Do this -
Print, word for word, every line from the beginning of the listing up to and including the line with "const toPoints = (values)". Pictures are to be excluded.

* start *

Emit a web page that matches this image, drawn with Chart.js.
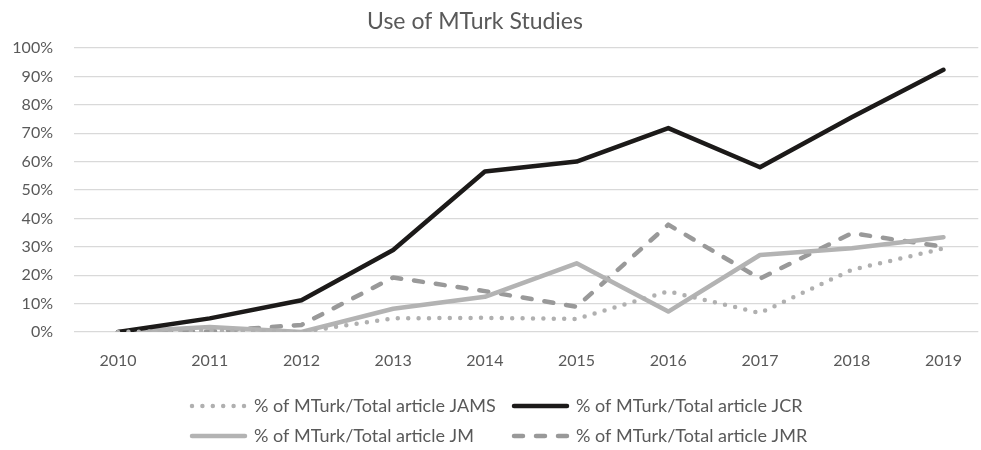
<!DOCTYPE html>
<html>
<head>
<meta charset="utf-8">
<script src="https://cdn.jsdelivr.net/npm/chart.js@4"></script>
<style>
  html, body { margin: 0; padding: 0; background: #ffffff; }
  #wrap { width: 981px; height: 450px; }
</style>
</head>
<body>
<div id="wrap"><canvas id="chart"></canvas></div>
<script>
// Data (percent)
const years = [2010, 2011, 2012, 2013, 2014, 2015, 2016, 2017, 2018, 2019];
const jamsValues = [0, 0.5, 0, 4.8, 5.0, 4.6, 14.3, 6.7, 21.9, 29.4];
const jcrValues = [0, 4.8, 11.2, 28.9, 56.5, 60.0, 71.8, 58.0, 75.6, 92.3];
const jmValues = [0, 1.8, 0, 8.2, 12.4, 24.2, 7.2, 27.1, 29.5, 33.4];
const jmrValues = [0, 0.2, 2.5, 19.2, 14.4, 8.9, 37.8, 18.8, 34.8, 30.0];
const yTicks = [0, 10, 20, 30, 40, 50, 60, 70, 80, 90, 100];

const chartTitle = 'Use of MTurk Studies';
const textColor = '#595959';
const fontFamily = 'Lato, "Open Sans", sans-serif';

const toPoints = (values) => values.map((v, i) => ({ x: years[i], y: v }));

// Title and 2x2 legend drawn like the spreadsheet version
const excelDecor = {
    id: 'excelDecor',
    afterDraw(chart) {
        const { ctx } = chart;
        ctx.save();
        ctx.fillStyle = textColor;
        ctx.font = '23px ' + fontFamily;
        ctx.textAlign = 'center';
        ctx.textBaseline = 'middle';
        ctx.fillText(chartTitle, 475, 22);

        const colX = [190, 512];
        const rowY = [406, 436];
        const lineLen = 57;
        chart.data.datasets.forEach((ds, i) => {
            const x = colX[i % 2];
            const y = rowY[Math.floor(i / 2)];
            ctx.beginPath();
            ctx.strokeStyle = ds.borderColor;
            ctx.lineWidth = ds.borderWidth;
            ctx.lineCap = ds.borderCapStyle;
            ctx.setLineDash(ds.borderDash);
            ctx.moveTo(x + 2, y);
            ctx.lineTo(x + lineLen - 2, y);
            ctx.stroke();
            ctx.setLineDash([]);
            ctx.fillStyle = textColor;
            ctx.font = '18px ' + fontFamily;
            ctx.textAlign = 'left';
            ctx.textBaseline = 'middle';
            ctx.fillText(ds.label, x + lineLen + 7, y);
        });
        ctx.restore();
    }
};

new Chart(document.getElementById('chart'), {
    type: 'line',
    data: {
        datasets: [
            {
                label: '% of MTurk/Total article JAMS',
                data: toPoints(jamsValues),
                borderColor: '#b0b0b0',
                borderWidth: 4.5,
                borderDash: [0, 10.4],
                borderCapStyle: 'round',
                borderJoinStyle: 'round',
                pointRadius: 0,
                tension: 0
            },
            {
                label: '% of MTurk/Total article JCR',
                data: toPoints(jcrValues),
                borderColor: '#1c1a19',
                borderWidth: 4.5,
                borderDash: [],
                borderCapStyle: 'round',
                borderJoinStyle: 'round',
                pointRadius: 0,
                tension: 0
            },
            {
                label: '% of MTurk/Total article JM',
                data: toPoints(jmValues),
                borderColor: '#b3b3b3',
                borderWidth: 4.5,
                borderDash: [],
                borderCapStyle: 'round',
                borderJoinStyle: 'round',
                pointRadius: 0,
                tension: 0
            },
            {
                label: '% of MTurk/Total article JMR',
                data: toPoints(jmrValues),
                borderColor: '#999999',
                borderWidth: 4.5,
                borderDash: [9, 13],
                borderCapStyle: 'round',
                borderJoinStyle: 'round',
                pointRadius: 0,
                tension: 0
            }
        ]
    },
    options: {
        responsive: true,
        maintainAspectRatio: false,
        animation: false,
        layout: { padding: { left: 12, right: 0, top: 48, bottom: 83 } },
        scales: {
            x: {
                type: 'linear',
                min: 2009.52,
                max: 2019.38,
                grid: { display: false, drawTicks: false },
                border: { display: false },
                afterBuildTicks: (scale) => { scale.ticks = years.map(v => ({ value: v })); },
                ticks: {
                    color: textColor,
                    font: { family: fontFamily, size: 16 },
                    padding: 19,
                    maxRotation: 0,
                    autoSkip: false,
                    callback: (v) => String(v)
                },
                afterFit: (scale) => { scale.height = 35; }
            },
            y: {
                min: 0,
                max: 100,
                afterBuildTicks: (scale) => { scale.ticks = yTicks.map(v => ({ value: v })); },
                grid: { color: '#d9d9d9', lineWidth: 1.3, drawTicks: false },
                border: { display: false },
                ticks: {
                    color: textColor,
                    font: { family: fontFamily, size: 16 },
                    padding: 21,
                    callback: (v) => v + '%'
                },
                afterFit: (scale) => { scale.width = 62; }
            }
        },
        plugins: {
            legend: { display: false },
            title: { display: false },
            tooltip: { enabled: false }
        }
    },
    plugins: [excelDecor]
});
</script>
</body>
</html>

* end *

Reply to the exercise -
Emit a web page that matches this image, drawn with Chart.js.
<!DOCTYPE html>
<html>
<head>
<meta charset="utf-8">
<script src="https://cdn.jsdelivr.net/npm/chart.js@4"></script>
<style>
  html, body { margin: 0; padding: 0; background: #ffffff; }
  #wrap { width: 981px; height: 450px; }
</style>
</head>
<body>
<div id="wrap"><canvas id="chart"></canvas></div>
<script>
// Data (percent)
const years = [2010, 2011, 2012, 2013, 2014, 2015, 2016, 2017, 2018, 2019];
const jamsValues = [0, 0.5, 0, 4.8, 5.0, 4.6, 14.3, 6.7, 21.9, 29.4];
const jcrValues = [0, 4.8, 11.2, 28.9, 56.5, 60.0, 71.8, 58.0, 75.6, 92.3];
const jmValues = [0, 1.8, 0, 8.2, 12.4, 24.2, 7.2, 27.1, 29.5, 33.4];
const jmrValues = [0, 0.2, 2.5, 19.2, 14.4, 8.9, 37.8, 18.8, 34.8, 30.0];
const yTicks = [0, 10, 20, 30, 40, 50, 60, 70, 80, 90, 100];

const chartTitle = 'Use of MTurk Studies';
const textColor = '#595959';
const fontFamily = 'Lato, "Open Sans", sans-serif';

const toPoints = (values) => values.map((v, i) => ({ x: years[i], y: v }));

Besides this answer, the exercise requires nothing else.